Author Response File: Author Response.pdf
Reviewer 3 Report
1. For Table 1, could you please explain why certain categories are reclassified and combined into fewer classes?
2. In Section 5 (Discussion), could you please compare your crop mapping performance with crop mapping results based on passive remote sensing instruments? Especially compare with those who have similar spatial resolution, such as Sentinel and Landsat. For example, as reported in "Parcel-based Crop Classification in Ukraine using Landsat-8 data and Sentinel-1A Data" and "Potential of Red Edge Spectral Bands in Future Landsat Satellites on Agroecosystem Canopy Chlorophyll Content Retrieval", passive remote sensing based algorithms can achieve certain accuracy for various vegetation monitoring tasks.
Author Response
Please see the attachment.
Author Response File: Author Response.pdf
Round 2
Reviewer 2 Report
Based on the revisions, I now understand that the study site is extreamly small.

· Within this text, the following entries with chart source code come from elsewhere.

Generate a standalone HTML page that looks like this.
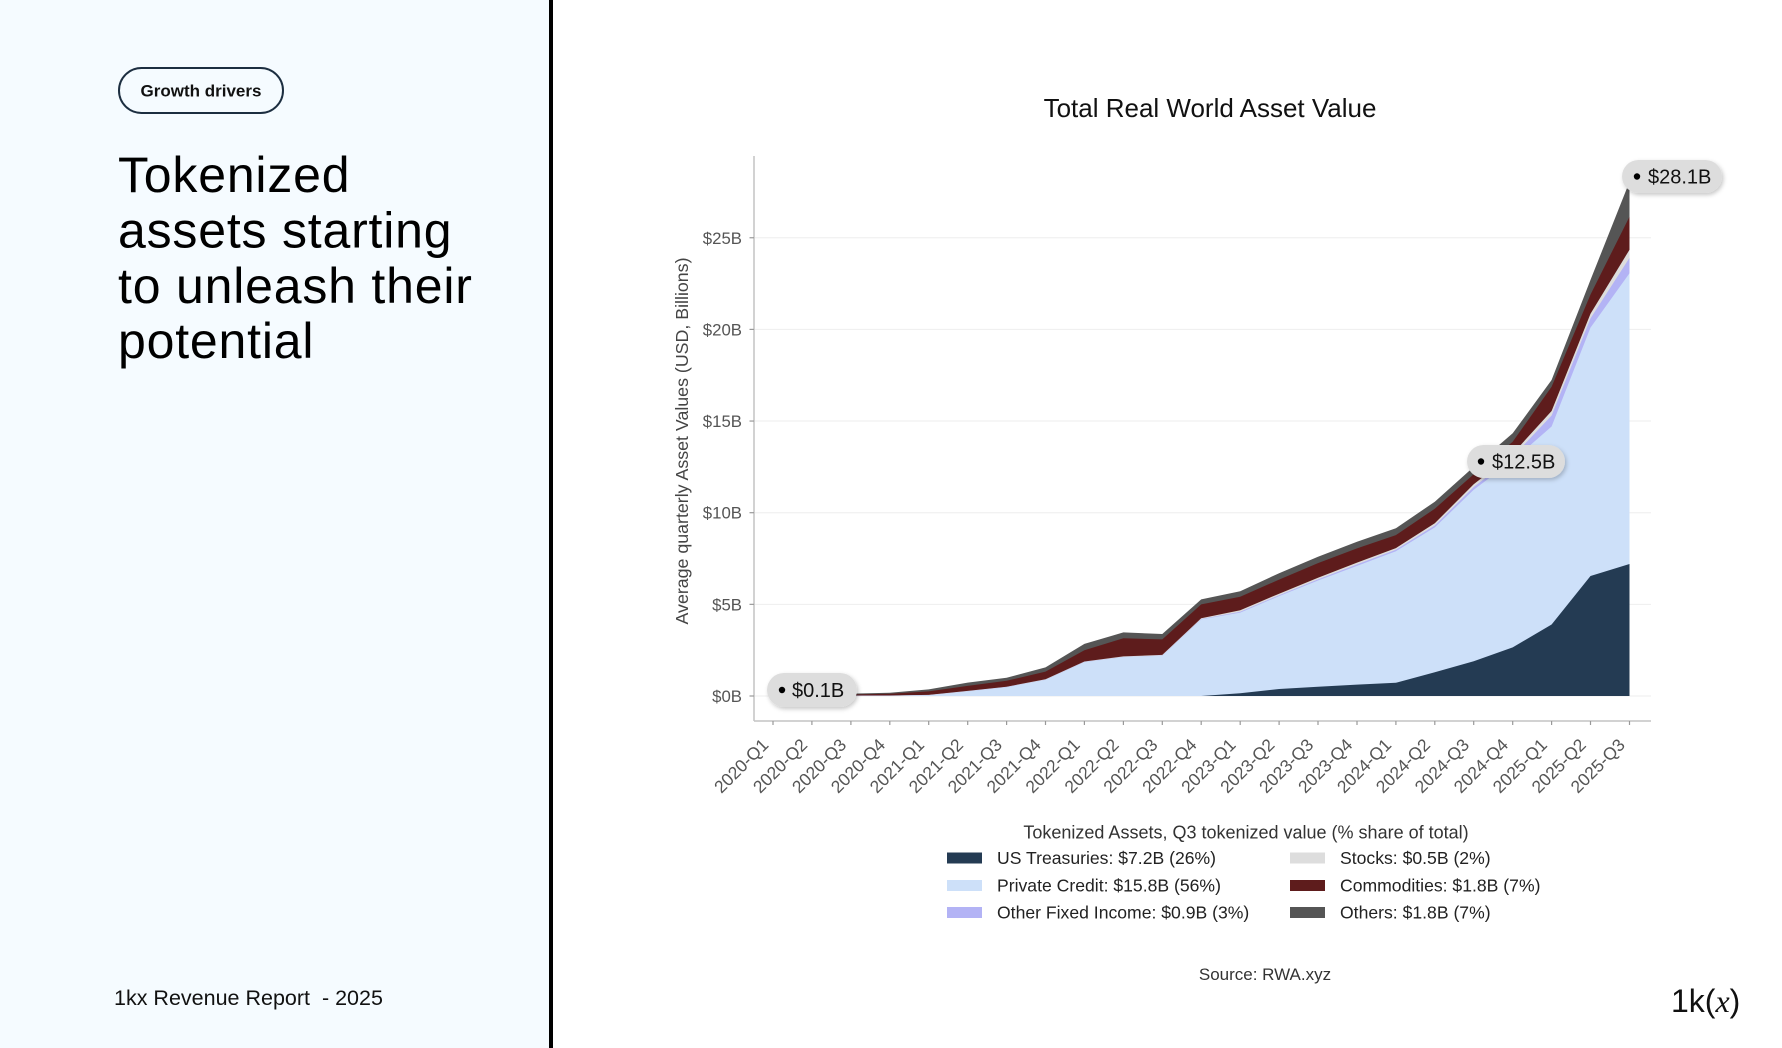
<!DOCTYPE html>
<html>
<head>
<meta charset="utf-8">
<style>
  html,body{margin:0;padding:0;background:#fff;}
  body{width:1782px;height:1048px;overflow:hidden;}
  svg{display:block;}
  text{font-family:"Liberation Sans", sans-serif;}
</style>
</head>
<body>
<svg width="1782" height="1048" viewBox="0 0 1782 1048" xmlns="http://www.w3.org/2000/svg">
  <defs>
    <filter id="sh" x="-20%" y="-30%" width="140%" height="170%">
      <feDropShadow dx="1.5" dy="2" stdDeviation="2" flood-color="#000" flood-opacity="0.22"/>
    </filter>
  </defs>

  <!-- backgrounds -->
  <rect x="0" y="0" width="1782" height="1048" fill="#ffffff"/>
  <rect x="0" y="0" width="549" height="1048" fill="#f5fbff"/>
  <rect x="549" y="0" width="4" height="1048" fill="#000"/>

  <!-- left panel -->
  <rect x="119" y="68" width="164" height="45" rx="22.5" ry="22.5" fill="none" stroke="#1c2e40" stroke-width="2"/>
  <text x="201" y="96.5" text-anchor="middle" font-size="17" font-weight="bold" fill="#111">Growth drivers</text>

  <g font-size="50" fill="#000" letter-spacing="0.8">
    <text x="118" y="192">Tokenized</text>
    <text x="118" y="247.5">assets starting</text>
    <text x="118" y="303">to unleash their</text>
    <text x="118" y="358">potential</text>
  </g>

  <text x="114" y="1005" font-size="21.5" fill="#111">1kx Revenue Report&#160; - 2025</text>

  <!-- logo -->
  <text x="1671" y="1012" font-size="32" fill="#111">1k(<tspan font-family="Liberation Serif, serif" font-style="italic">x</tspan>)</text>

  <!-- chart title -->
  <text x="1210" y="117" text-anchor="middle" font-size="26" fill="#111">Total Real World Asset Value</text>

  <!-- gridlines -->
  <g stroke="#eeeeee" stroke-width="1">
    <line x1="754" y1="604.35" x2="1651" y2="604.35"/>
    <line x1="754" y1="512.7" x2="1651" y2="512.7"/>
    <line x1="754" y1="421.05" x2="1651" y2="421.05"/>
    <line x1="754" y1="329.4" x2="1651" y2="329.4"/>
    <line x1="754" y1="237.75" x2="1651" y2="237.75"/>
    <line x1="754" y1="696" x2="1651" y2="696"/>
  </g>

  <!-- stacked areas -->
  <polygon fill="#555555" points="773,694.2 811.9,694.0 850.9,693.6 889.8,692.7 928.7,689.4 967.7,682.6 1006.6,677.7 1045.5,667.4 1084.4,643.9 1123.4,632.4 1162.3,634.0 1201.2,599.4 1240.2,591.2 1279.1,573.2 1318,556.7 1357,541.7 1395.9,528.3 1434.8,501.7 1473.7,466.9 1512.7,433.3 1551.6,380.0 1590.5,279.9 1629.5,181.8 1629.5,696 773,696"/>
  <polygon fill="#5e1c1c" points="773,694.9 811.9,694.7 850.9,694.5 889.8,693.8 928.7,691.4 967.7,685.9 1006.6,680.8 1045.5,671.6 1084.4,650.2 1123.4,638.3 1162.3,639.4 1201.2,604.4 1240.2,596.7 1279.1,579.6 1318,563.1 1357,548.4 1395.9,535.1 1434.8,508.7 1473.7,474.2 1512.7,441.8 1551.6,386.8 1590.5,294.6 1629.5,216.7 1629.5,696 773,696"/>
  <polygon fill="#dddddd" points="773,695.8 811.9,695.8 850.9,695.6 889.8,695.5 928.7,694.9 967.7,690.9 1006.6,686.7 1045.5,679.3 1084.4,661.5 1123.4,656.4 1162.3,654.9 1201.2,618.3 1240.2,610.2 1279.1,593.7 1318,577.8 1357,562.6 1395.9,548.1 1434.8,523.3 1473.7,484.3 1512.7,453.7 1551.6,411.0 1590.5,313.8 1629.5,249.7 1629.5,696 773,696"/>
  <polygon fill="#b3b3f5" points="773,695.8 811.9,695.8 850.9,695.8 889.8,695.6 928.7,695.1 967.7,691.2 1006.6,687.0 1045.5,679.7 1084.4,661.9 1123.4,657.0 1162.3,655.5 1201.2,619.0 1240.2,611.7 1279.1,595.2 1318,579.4 1357,564.4 1395.9,549.7 1434.8,525.5 1473.7,487.0 1512.7,456.8 1551.6,415.5 1590.5,318.4 1629.5,257.9 1629.5,696 773,696"/>
  <polygon fill="#cde0f9" points="773,695.8 811.9,695.8 850.9,695.8 889.8,695.6 928.7,695.1 967.7,691.4 1006.6,687.2 1045.5,679.9 1084.4,662.1 1123.4,657.1 1162.3,655.7 1201.2,619.4 1240.2,612.6 1279.1,596.1 1318,580.5 1357,565.9 1395.9,551.2 1434.8,527.4 1473.7,489.8 1512.7,460.5 1551.6,426.5 1590.5,327.6 1629.5,273.3 1629.5,696 773,696"/>
  <polygon fill="#243b53" points="773,696 1201.2,696 1240.2,693.3 1279.1,689.0 1318,686.8 1357,684.6 1395.9,682.8 1434.8,672.2 1473.7,661.2 1512.7,647.4 1551.6,624.5 1590.5,576.0 1629.5,564.0 1629.5,696"/>

  <!-- axes -->
  <g stroke="#c4c4c4" stroke-width="1.5">
    <line x1="754" y1="156" x2="754" y2="721"/>
    <line x1="754" y1="721" x2="1651" y2="721"/>
  </g>

  <!-- y ticks -->
  <g stroke="#999" stroke-width="1.2">
    <line x1="749.5" y1="696" x2="754" y2="696"/>
    <line x1="749.5" y1="604.35" x2="754" y2="604.35"/>
    <line x1="749.5" y1="512.7" x2="754" y2="512.7"/>
    <line x1="749.5" y1="421.05" x2="754" y2="421.05"/>
    <line x1="749.5" y1="329.4" x2="754" y2="329.4"/>
    <line x1="749.5" y1="237.75" x2="754" y2="237.75"/>
  </g>
  <g font-size="16.8" fill="#555" text-anchor="end">
    <text x="742" y="702">$0B</text>
    <text x="742" y="610.35">$5B</text>
    <text x="742" y="518.7">$10B</text>
    <text x="742" y="427.05">$15B</text>
    <text x="742" y="335.4">$20B</text>
    <text x="742" y="243.75">$25B</text>
  </g>

  <!-- y axis title -->
  <text transform="translate(688,441) rotate(-90)" text-anchor="middle" font-size="17.8" fill="#444">Average quarterly Asset Values (USD, Billions)</text>

  <!-- x ticks -->
  <g stroke="#999" stroke-width="1.2">
    <line x1="773" y1="721" x2="773" y2="725"/>
    <line x1="811.9" y1="721" x2="811.9" y2="725"/>
    <line x1="850.9" y1="721" x2="850.9" y2="725"/>
    <line x1="889.8" y1="721" x2="889.8" y2="725"/>
    <line x1="928.7" y1="721" x2="928.7" y2="725"/>
    <line x1="967.7" y1="721" x2="967.7" y2="725"/>
    <line x1="1006.6" y1="721" x2="1006.6" y2="725"/>
    <line x1="1045.5" y1="721" x2="1045.5" y2="725"/>
    <line x1="1084.4" y1="721" x2="1084.4" y2="725"/>
    <line x1="1123.4" y1="721" x2="1123.4" y2="725"/>
    <line x1="1162.3" y1="721" x2="1162.3" y2="725"/>
    <line x1="1201.2" y1="721" x2="1201.2" y2="725"/>
    <line x1="1240.2" y1="721" x2="1240.2" y2="725"/>
    <line x1="1279.1" y1="721" x2="1279.1" y2="725"/>
    <line x1="1318" y1="721" x2="1318" y2="725"/>
    <line x1="1357" y1="721" x2="1357" y2="725"/>
    <line x1="1395.9" y1="721" x2="1395.9" y2="725"/>
    <line x1="1434.8" y1="721" x2="1434.8" y2="725"/>
    <line x1="1473.7" y1="721" x2="1473.7" y2="725"/>
    <line x1="1512.7" y1="721" x2="1512.7" y2="725"/>
    <line x1="1551.6" y1="721" x2="1551.6" y2="725"/>
    <line x1="1590.5" y1="721" x2="1590.5" y2="725"/>
    <line x1="1629.5" y1="721" x2="1629.5" y2="725"/>
  </g>
  <g font-size="17.5" fill="#555" text-anchor="end">
    <text transform="translate(769.5,746) rotate(-45)">2020-Q1</text>
    <text transform="translate(808.4,746) rotate(-45)">2020-Q2</text>
    <text transform="translate(847.4,746) rotate(-45)">2020-Q3</text>
    <text transform="translate(886.3,746) rotate(-45)">2020-Q4</text>
    <text transform="translate(925.2,746) rotate(-45)">2021-Q1</text>
    <text transform="translate(964.2,746) rotate(-45)">2021-Q2</text>
    <text transform="translate(1003.1,746) rotate(-45)">2021-Q3</text>
    <text transform="translate(1042,746) rotate(-45)">2021-Q4</text>
    <text transform="translate(1080.9,746) rotate(-45)">2022-Q1</text>
    <text transform="translate(1119.9,746) rotate(-45)">2022-Q2</text>
    <text transform="translate(1158.8,746) rotate(-45)">2022-Q3</text>
    <text transform="translate(1197.7,746) rotate(-45)">2022-Q4</text>
    <text transform="translate(1236.7,746) rotate(-45)">2023-Q1</text>
    <text transform="translate(1275.6,746) rotate(-45)">2023-Q2</text>
    <text transform="translate(1314.5,746) rotate(-45)">2023-Q3</text>
    <text transform="translate(1353.5,746) rotate(-45)">2023-Q4</text>
    <text transform="translate(1392.4,746) rotate(-45)">2024-Q1</text>
    <text transform="translate(1431.3,746) rotate(-45)">2024-Q2</text>
    <text transform="translate(1470.2,746) rotate(-45)">2024-Q3</text>
    <text transform="translate(1509.2,746) rotate(-45)">2024-Q4</text>
    <text transform="translate(1548.1,746) rotate(-45)">2025-Q1</text>
    <text transform="translate(1587,746) rotate(-45)">2025-Q2</text>
    <text transform="translate(1626,746) rotate(-45)">2025-Q3</text>
  </g>

  <!-- annotation bubbles -->
  <g filter="url(#sh)" fill="#dddddd">
    <rect x="767" y="673" width="90" height="34" rx="17" ry="17"/>
    <rect x="1467" y="445" width="98" height="33" rx="16.5" ry="16.5"/>
    <rect x="1622" y="160" width="100" height="33" rx="16.5" ry="16.5"/>
  </g>
  <g fill="#000">
    <circle cx="782" cy="690" r="3.2"/>
    <circle cx="1481" cy="461.5" r="3.2"/>
    <circle cx="1637" cy="176.5" r="3.2"/>
  </g>
  <g font-size="20" fill="#111">
    <text x="792" y="697">$0.1B</text>
    <text x="1492" y="468.5">$12.5B</text>
    <text x="1648" y="183.5">$28.1B</text>
  </g>

  <!-- legend -->
  <text x="1246" y="838.5" text-anchor="middle" font-size="18" fill="#333">Tokenized Assets, Q3 tokenized value (% share of total)</text>
  <rect x="947" y="852.5" width="35" height="11" fill="#243b53"/>
  <rect x="947" y="880" width="35" height="11" fill="#cde0f9"/>
  <rect x="947" y="907" width="35" height="11" fill="#b3b3f5"/>
  <rect x="1290" y="852.5" width="35" height="11" fill="#dddddd"/>
  <rect x="1290" y="880" width="35" height="11" fill="#5e1c1c"/>
  <rect x="1290" y="907" width="35" height="11" fill="#555555"/>
  <g font-size="17.6" fill="#222">
    <text x="997" y="864">US Treasuries: $7.2B (26%)</text>
    <text x="997" y="891.5">Private Credit: $15.8B (56%)</text>
    <text x="997" y="918.5">Other Fixed Income: $0.9B (3%)</text>
    <text x="1340" y="864">Stocks: $0.5B (2%)</text>
    <text x="1340" y="891.5">Commodities: $1.8B (7%)</text>
    <text x="1340" y="918.5">Others: $1.8B (7%)</text>
  </g>

  <!-- source -->
  <text x="1265" y="980" text-anchor="middle" font-size="17" fill="#333">Source: RWA.xyz</text>
</svg>
</body>
</html>
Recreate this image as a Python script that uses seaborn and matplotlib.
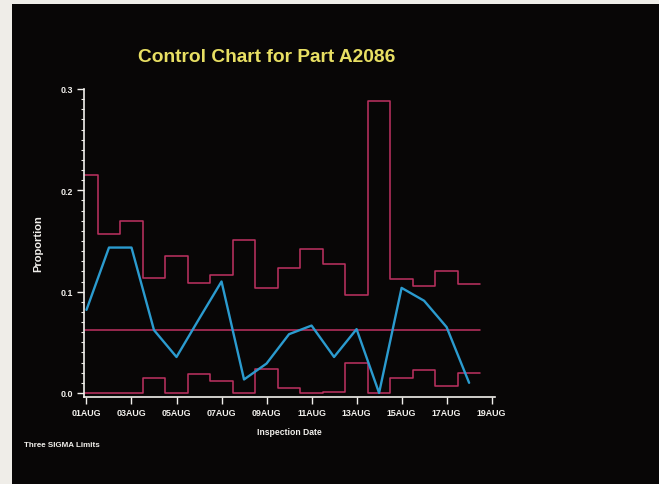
import numpy as np
import pandas as pd
import matplotlib
matplotlib.use("Agg")
import matplotlib.pyplot as plt
from matplotlib.patches import Rectangle
from matplotlib.ticker import MultipleLocator, FixedLocator
import seaborn as sns

# Inspection days (August) and the proportion defective per day
days = np.arange(1, 19)
proportion = [0.082, 0.1435, 0.1435, 0.062, 0.0355, 0.073, 0.110, 0.0133, 0.029,
              0.058, 0.0665, 0.0355, 0.063, 0.0, 0.1037, 0.091, 0.065, 0.010]
# Three-sigma control limits (vary with the daily sample size)
ucl = [0.2153, 0.157, 0.170, 0.113, 0.135, 0.1086, 0.1166, 0.151, 0.104,
       0.1236, 0.1425, 0.127, 0.0967, 0.288, 0.1123, 0.1053, 0.120, 0.1073]
lcl = [0.0, 0.0, 0.0, 0.0143, 0.0, 0.0186, 0.0113, 0.0, 0.0233,
       0.0047, 0.0, 0.001, 0.030, 0.0, 0.015, 0.0226, 0.0066, 0.020]
center = 0.0625
tick_days = list(range(1, 20, 2))
tick_labels = [f"{d:02d}AUG" for d in tick_days]
y_ticks = [0.0, 0.1, 0.2, 0.3]

sns.set_style("dark")
plt.rcParams["font.family"] = ["Liberation Sans", "DejaVu Sans"]

BG = "#080606"
PINK = "#b8305e"
BLUE = "#2b9bcf"
WHITE = "#f2f0ec"
YELLOW = "#e8df63"

fig = plt.figure(figsize=(6.59, 4.85), dpi=100, facecolor="#efede8")
fig.patches.append(Rectangle((12 / 659, 0), 1, 1 - 5 / 485, transform=fig.transFigure,
                             facecolor=BG, edgecolor="none", zorder=-10))

ax = fig.add_axes([84 / 659, 1 - 398 / 485, (495 - 84) / 659, (398 - 90) / 485])
ax.set_zorder(2)
ax.set_facecolor(BG)

# step outlines for the control limits, each held for one day
edges = np.column_stack([days - 0.5, days + 0.5]).ravel()
steps = pd.DataFrame({"day": edges,
                      "ucl": np.repeat(ucl, 2),
                      "lcl": np.repeat(lcl, 2)})
for col in ["ucl", "lcl"]:
    sns.lineplot(data=steps, x="day", y=col, sort=False, estimator=None,
                 color=PINK, lw=1.15, ax=ax)
ax.plot([0.8, days[-1] + 0.5], [center, center], color=PINK, lw=1.15)

obs = pd.DataFrame({"day": days, "p": proportion})
sns.lineplot(data=obs, x="day", y="p", estimator=None, color=BLUE, lw=1.7, ax=ax)

ax.set_xlim(0.89, 19.15)
ax.set_ylim(-0.004, 0.3)

for side in ["top", "right"]:
    ax.spines[side].set_visible(False)
for side in ["left", "bottom"]:
    ax.spines[side].set_visible(True)
    ax.spines[side].set_color(WHITE)
    ax.spines[side].set_linewidth(1.2)

ax.xaxis.set_major_locator(FixedLocator(tick_days))
ax.set_xticklabels(tick_labels)
ax.xaxis.set_minor_locator(FixedLocator(days))
ax.yaxis.set_major_locator(FixedLocator(y_ticks))
ax.set_yticklabels([f"{v:.1f}" for v in y_ticks])
ax.yaxis.set_minor_locator(MultipleLocator(0.01))

ax.tick_params(axis="both", which="major", colors=WHITE, labelcolor=WHITE,
               labelsize=6.4, width=1.0, length=5, direction="out", pad=3,
               bottom=True, left=True)
ax.tick_params(axis="both", which="minor", colors=WHITE, width=0.8, length=2.5,
               direction="out", bottom=False, left=True)
for lab in ax.get_xticklabels() + ax.get_yticklabels():
    lab.set_fontweight("bold")
ax.grid(False)

ax.set_xlabel("Inspection Date", color=WHITE, fontsize=6.2, fontweight="bold", labelpad=7)
ax.set_ylabel("Proportion", color=WHITE, fontsize=8, fontweight="bold", labelpad=12)

fig.text(267 / 659, 1 - 57 / 485, "Control Chart for Part A2086", color=YELLOW,
         fontsize=13.8, fontweight="bold", ha="center", va="center")
fig.text(24 / 659, 1 - 446 / 485, "Three SIGMA Limits", color=WHITE,
         fontsize=5.8, fontweight="bold", ha="left", va="center")

fig.savefig("out.png", dpi=100, facecolor=fig.get_facecolor())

Splitting raster features into patches by moving the 3x3 or 21x21 kernel by only one pixel obviously introduces a lot of repetition to the data. Then this data is randomly split to model training and validation which means that training and test patches could be just different in one row/column. The classification accuracies based on such data is biased. Even the basic rule of splitting data at polygon level or any other statistically sound manner, is not considered. This makes the outcomes of the whole study very questionable.
Author Response
Please see the attachment.
Author Response File: Author Response.docx
Reviewer 3 Report
n/a
Author Response
We did not revise the manuscript as there were no new suggestions.